◆ WHAT TO DO
How many lines of the records below contain the word "that"? Answer with the number alone.

◆ TASK DATA
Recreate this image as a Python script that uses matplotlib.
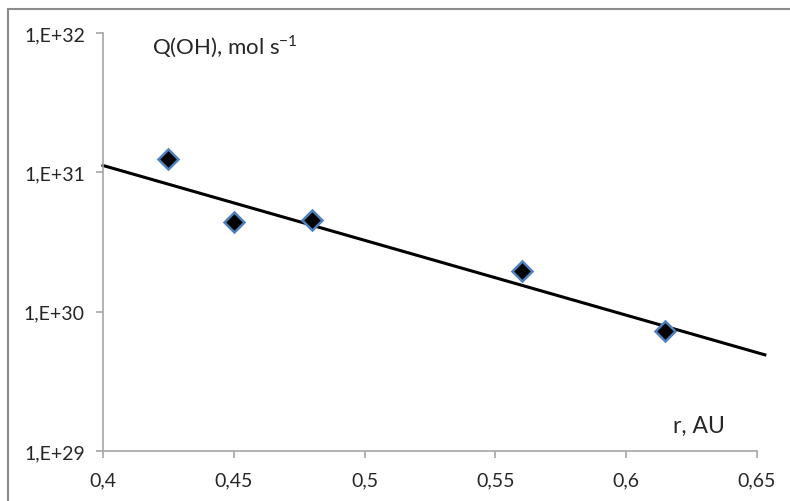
import numpy as np
import matplotlib
matplotlib.use('Agg')
import matplotlib.pyplot as plt
from matplotlib.ticker import FixedLocator, FuncFormatter, NullLocator
from matplotlib.lines import Line2D

# observed points
r_au = [0.425, 0.45, 0.48, 0.56, 0.615]
q_oh = [1.24e31, 4.43e30, 4.58e30, 1.97e30, 7.3e29]

# trend line end points
trend_r = [0.4, 0.653]
trend_q = [1.12e31, 4.9e29]

x_ticks = [0.4, 0.45, 0.5, 0.55, 0.6, 0.65]
y_ticks = [1e29, 1e30, 1e31, 1e32]

plt.rcParams['font.family'] = ['Lato', 'DejaVu Sans']

fig = plt.figure(figsize=(7.9, 5.02), dpi=100)
ax = fig.add_axes([103 / 790, 50 / 502, 654 / 790, 418 / 502])

ax.plot(trend_r, trend_q, color='black', linewidth=2.2, clip_on=False, zorder=2)
ax.plot(r_au, q_oh, linestyle='none', marker='D', markersize=10.5,
        markerfacecolor='black', markeredgecolor='#4f81bd', markeredgewidth=1.8, zorder=3)

ax.set_yscale('log')
ax.set_xlim(0.4, 0.65)
ax.set_ylim(1e29, 1e32)
ax.xaxis.set_major_locator(FixedLocator(x_ticks))
ax.yaxis.set_major_locator(FixedLocator(y_ticks))
ax.yaxis.set_minor_locator(NullLocator())
ax.xaxis.set_major_formatter(FuncFormatter(lambda v, p: ('%g' % v).replace('.', ',')))
ax.yaxis.set_major_formatter(FuncFormatter(lambda v, p: '1,E+%d' % round(np.log10(v))))

for s in ['top', 'right']:
    ax.spines[s].set_visible(False)
for s in ['left', 'bottom']:
    ax.spines[s].set_color('#a6a6a6')
    ax.spines[s].set_linewidth(1.2)
ax.tick_params(axis='both', direction='out', length=5, width=1.2, color='#a6a6a6',
               labelsize=14, labelcolor='#262626')
ax.tick_params(axis='y', pad=8)
ax.tick_params(axis='x', pad=10)

ax.text(152 / 790, 1 - 47 / 502, 'Q(OH), mol s$^{\\mathregular{-1}}$', transform=fig.transFigure,
        fontsize=16, color='#262626', ha='left', va='center')
ax.text(673 / 790, 1 - 426 / 502, 'r, AU', transform=fig.transFigure,
        fontsize=16.5, color='#262626', ha='left', va='center')

# outer chart frame (cropped on the right and bottom)
fig.add_artist(Line2D([8 / 790, 8 / 790], [0, 1 - 10 / 502], transform=fig.transFigure,
                      color='#8c8c8c', linewidth=1.5))
fig.add_artist(Line2D([8 / 790, 1], [1 - 10 / 502, 1 - 10 / 502], transform=fig.transFigure,
                      color='#8c8c8c', linewidth=1.5))

fig.savefig('out.png', dpi=100)
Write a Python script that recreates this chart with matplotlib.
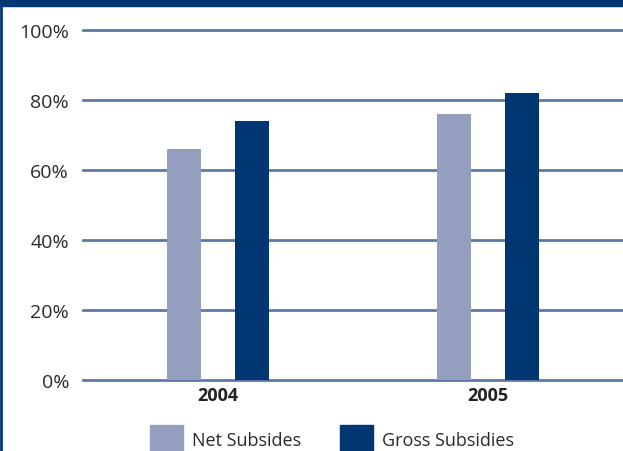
import numpy as np
import matplotlib.pyplot as plt
from matplotlib.patches import Patch, Rectangle
from matplotlib.lines import Line2D

# values (percent)
years = ["2004", "2005"]
net_subsides = [66, 76]
gross_subsidies = [74, 82]
yticks = [0, 20, 40, 60, 80, 100]
ytick_labels = ["0%", "20%", "40%", "60%", "80%", "100%"]

navy = "#003671"
light = "#949fc0"
grid = "#5b7aa3"

plt.rcParams['font.family'] = ['Open Sans', 'DejaVu Sans']

fig = plt.figure(figsize=(6.23, 4.52), dpi=100)
ax = fig.add_axes([83 / 623, 71 / 452, 540 / 623, 350 / 452])

x = np.arange(len(years))
w = 0.125
ax.bar(x - w, net_subsides, w, color=light, zorder=3)
ax.bar(x + w, gross_subsidies, w, color=navy, zorder=3)

for t in yticks:
    ax.axhline(t, color=grid, lw=2, zorder=2, clip_on=False)

ax.set_xlim(-0.5, 1.5)
ax.set_ylim(0, 100)
ax.set_yticks(yticks)
ax.set_yticklabels(ytick_labels, fontsize=14, color="#2a2a2a")
ax.set_xticks(x)
ax.set_xticklabels(years, fontsize=13, fontweight="bold", color="#222222")
ax.tick_params(axis="both", length=0)
ax.tick_params(axis="y", pad=10)
ax.tick_params(axis="x", pad=4)
for s in ax.spines.values():
    s.set_visible(False)

# frame: navy band on top, thin line on the left
fig.patches.append(Rectangle((0, 445 / 452), 1, 7 / 452, transform=fig.transFigure,
                             color=navy, zorder=0))
fig.lines.append(Line2D([1 / 623, 1 / 623], [0, 1], transform=fig.transFigure,
                        color=navy, lw=2))

handles = [Patch(color=light, label="Net Subsides"),
           Patch(color=navy, label="Gross Subsidies")]
fig.legend(handles=handles, ncol=2, loc="upper left",
           bbox_to_anchor=(141 / 623, 35 / 452), frameon=False,
           fontsize=13, handlelength=1.8, handleheight=2.0,
           handletextpad=0.5, columnspacing=2.2, borderpad=0,
           labelcolor="#2a2a2a")

fig.savefig("out.png", dpi=100)
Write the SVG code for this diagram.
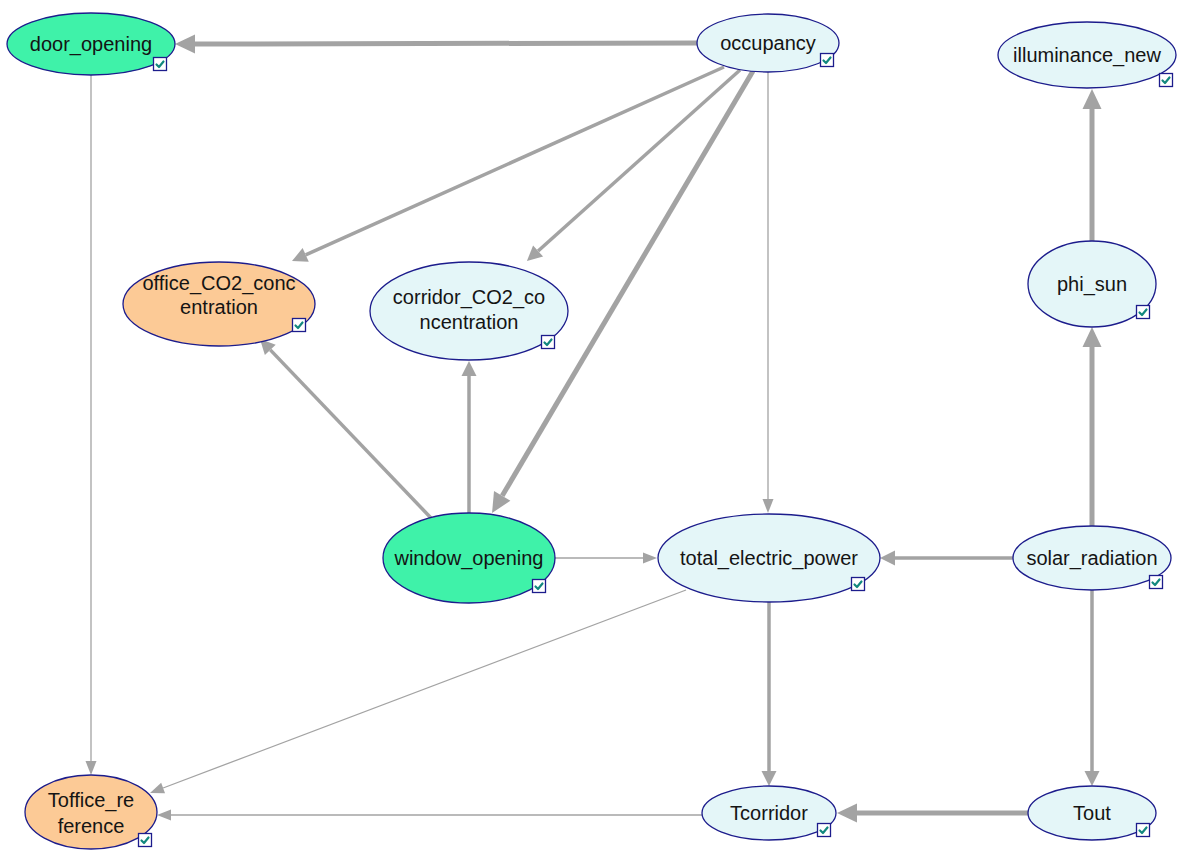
<svg xmlns="http://www.w3.org/2000/svg" xmlns:xlink="http://www.w3.org/1999/xlink" width="1184" height="856" viewBox="0 0 1184 856">
<style>
.bg{fill:#ffffff}
.node ellipse{stroke:#1c1c8c;stroke-width:1.3}
.green{fill:#3ff2a9}
.orange{fill:#fcca96}
.blue{fill:#e4f6f8}
.lbl{font-family:"Liberation Sans",Arial,sans-serif;font-size:20px;fill:#141414;text-anchor:middle}
.e{fill:none;stroke:#a3a3a3}
.thin{stroke-width:1.3;marker-end:url(#ah-thin)}
.med{stroke-width:3.5;marker-end:url(#ah-med)}
.thick{stroke-width:5;marker-end:url(#ah-thick)}
.cb{fill:#ffffff;stroke:#1c1c8c;stroke-width:1.3}
.ck{fill:none;stroke:#12887e;stroke-width:2.2;stroke-linecap:round;stroke-linejoin:round}
</style>
<defs>
<marker id="ah-thin" markerUnits="userSpaceOnUse" markerWidth="16" markerHeight="14" refX="0" refY="7" orient="auto" overflow="visible">
<path d="M0,1.5 L14,7 L0,12.5 Z" fill="#a3a3a3"/>
</marker>
<marker id="ah-med" markerUnits="userSpaceOnUse" markerWidth="17" markerHeight="16" refX="0" refY="8" orient="auto" overflow="visible">
<path d="M0,0.5 L15,8 L0,15.5 Z" fill="#a3a3a3"/>
</marker>
<marker id="ah-thick" markerUnits="userSpaceOnUse" markerWidth="22" markerHeight="20" refX="0" refY="10" orient="auto" overflow="visible">
<path d="M0,0.5 L20,10 L0,19.5 Z" fill="#a3a3a3"/>
</marker>
<g id="check">
<rect class="cb" x="0.5" y="0.5" width="13" height="13"/>
<polyline class="ck" points="3.5,7.5 6,10 10.5,4.5"/>
</g>
</defs>
<rect class="bg" x="0" y="0" width="1184" height="856"/>

<g id="connectors">
<line class="e thick" x1="697" y1="43" x2="195" y2="44"/>
<line class="e med" x1="724" y1="67" x2="305.7" y2="254.9"/>
<line class="e med" x1="740" y1="70" x2="538.1" y2="251"/>
<line class="e thick" x1="753" y1="71" x2="502.2" y2="495.8"/>
<line class="e thin" x1="768" y1="72" x2="768" y2="499"/>
<line class="e thin" x1="91" y1="75" x2="91" y2="761"/>
<line class="e med" x1="431" y1="518" x2="270.3" y2="349.9"/>
<line class="e med" x1="469" y1="513" x2="469" y2="376"/>
<line class="e thin" x1="555" y1="558" x2="643" y2="558"/>
<line class="e med" x1="1013" y1="558" x2="895" y2="558"/>
<line class="e thick" x1="1092" y1="526" x2="1092" y2="347"/>
<line class="e thick" x1="1092" y1="241" x2="1092" y2="109"/>
<line class="e med" x1="1092" y1="590" x2="1092" y2="771"/>
<line class="e med" x1="769" y1="602" x2="769" y2="771"/>
<line class="e thin" x1="686" y1="590" x2="163.1" y2="788"/>
<line class="e thick" x1="1028" y1="813" x2="857" y2="813"/>
<line class="e thin" x1="702" y1="815" x2="171" y2="815"/>
</g>

<g id="door_opening" class="node">
<ellipse class="green" cx="91" cy="44" rx="84" ry="31"/>
<text class="lbl" x="91" y="51">door_opening</text>
<use xlink:href="#check" x="153" y="57"/>
</g>
<g id="occupancy" class="node">
<ellipse class="blue" cx="768" cy="43" rx="71" ry="29"/>
<text class="lbl" x="768" y="50">occupancy</text>
<use xlink:href="#check" x="820" y="53"/>
</g>
<g id="illuminance_new" class="node">
<ellipse class="blue" cx="1087" cy="55" rx="89" ry="33"/>
<text class="lbl" x="1087" y="62">illuminance_new</text>
<use xlink:href="#check" x="1159" y="73"/>
</g>
<g id="office_CO2_concentration" class="node">
<ellipse class="orange" cx="219" cy="304" rx="96" ry="42"/>
<text class="lbl" x="219" y="290">office_CO2_conc</text>
<text class="lbl" x="219" y="314">entration</text>
<use xlink:href="#check" x="292" y="318"/>
</g>
<g id="corridor_CO2_concentration" class="node">
<ellipse class="blue" cx="469" cy="311" rx="99" ry="49"/>
<text class="lbl" x="469" y="304">corridor_CO2_co</text>
<text class="lbl" x="469" y="329">ncentration</text>
<use xlink:href="#check" x="541" y="335"/>
</g>
<g id="phi_sun" class="node">
<ellipse class="blue" cx="1092" cy="284" rx="64" ry="43"/>
<text class="lbl" x="1092" y="291">phi_sun</text>
<use xlink:href="#check" x="1136" y="305"/>
</g>
<g id="window_opening" class="node">
<ellipse class="green" cx="469" cy="558" rx="86" ry="45"/>
<text class="lbl" x="469" y="565">window_opening</text>
<use xlink:href="#check" x="532" y="579"/>
</g>
<g id="total_electric_power" class="node">
<ellipse class="blue" cx="769" cy="558" rx="111" ry="44"/>
<text class="lbl" x="769" y="565">total_electric_power</text>
<use xlink:href="#check" x="851" y="577"/>
</g>
<g id="solar_radiation" class="node">
<ellipse class="blue" cx="1092" cy="558" rx="79" ry="32"/>
<text class="lbl" x="1092" y="565">solar_radiation</text>
<use xlink:href="#check" x="1149" y="575"/>
</g>
<g id="Tcorridor" class="node">
<ellipse class="blue" cx="769" cy="813" rx="67" ry="27"/>
<text class="lbl" x="769" y="820">Tcorridor</text>
<use xlink:href="#check" x="817" y="823"/>
</g>
<g id="Tout" class="node">
<ellipse class="blue" cx="1092" cy="813" rx="64" ry="27"/>
<text class="lbl" x="1092" y="820">Tout</text>
<use xlink:href="#check" x="1136" y="823"/>
</g>
<g id="Toffice_reference" class="node">
<ellipse class="orange" cx="91" cy="812" rx="66" ry="37"/>
<text class="lbl" x="91" y="807">Toffice_re</text>
<text class="lbl" x="91" y="833">ference</text>
<use xlink:href="#check" x="138" y="833"/>
</g>
</svg>
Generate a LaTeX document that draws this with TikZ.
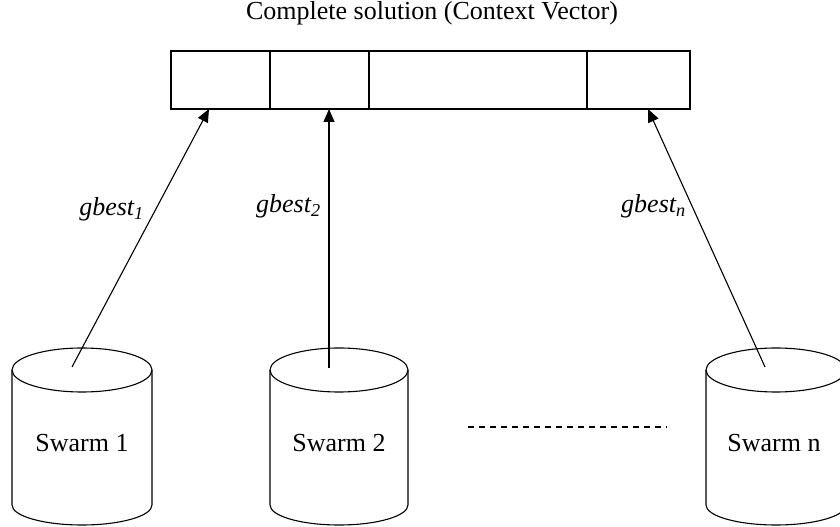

◆ SOLUTION FOR THIS EXERCISE
3